# HDR Composite



## Bynx (Jul 12, 2010)

I did a normal HDR with 5 shots. Then I took another picture with some people in it and after working on them separately I added them to the HDR final. So there is the composite, the untouched shot with the people and the middle shot used for the HDR.


----------



## Hugo Leung (Jul 16, 2010)

Its almost seamless.  Great job.  

My only suggestion for improvement would be to try desaturating the people a little bit so that the lighting matches that of the trees more.  I'm not sure if this would work.

Anyway, on first glance i couldn't tell it was a composite, but on repeated viewing i can see that the lighting isn't quite exactly the same.


----------



## bigtwinky (Jul 16, 2010)

Good attempt, but the people stick out of the image when I look at it.  They seem more contrasty and somewhat darker than the rest of the scene.  They don't seem like they fully belong.  

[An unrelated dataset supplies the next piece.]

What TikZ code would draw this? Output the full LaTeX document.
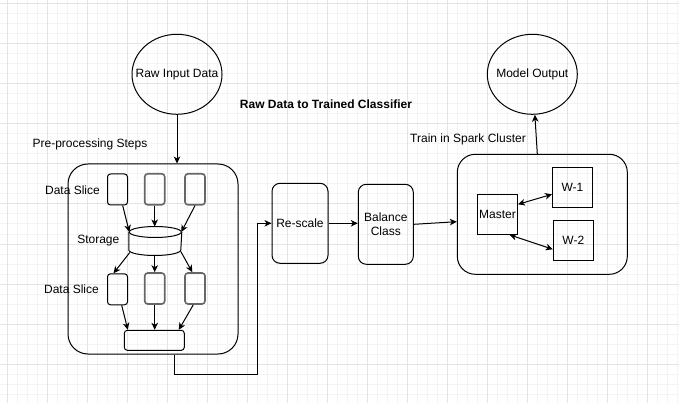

Would I of seen this if you posted the picture first and the explanation after?  I dont know.  But I did.


----------



## Bynx (Jul 16, 2010)

The HDR is lighter in the shadow areas than the single shot of the family. So I had to lighten them to match the HDR which I wanted to do since they were underexposed compared to the surrounding light area. I think they look pretty natural there. Im thinking too much knowledge sometimes makes one think or see too much.


----------



## bigtwinky (Jul 16, 2010)

Bynx said:


> Im thinking too much knowledge sometimes makes one think or see too much.


 
I agree.  I'd suggest formulating the post in a better way so that extra knowledge is given at the right time, and not just up front.  Some people skim the text and check the image, others read the text and then look at the image.


----------



## Wheels47130 (Jul 17, 2010)

Thanks for the idea though. I hadn't thought of getting an addition shot with the people to add in later. I've been reading all I can on HDR. I shot for Stock Agencies and like the HDR for my artistic side.


----------



## oldmacman (Jul 17, 2010)

I like the saturation of green in the middle pic. Something is lost for me in the HDR version.


----------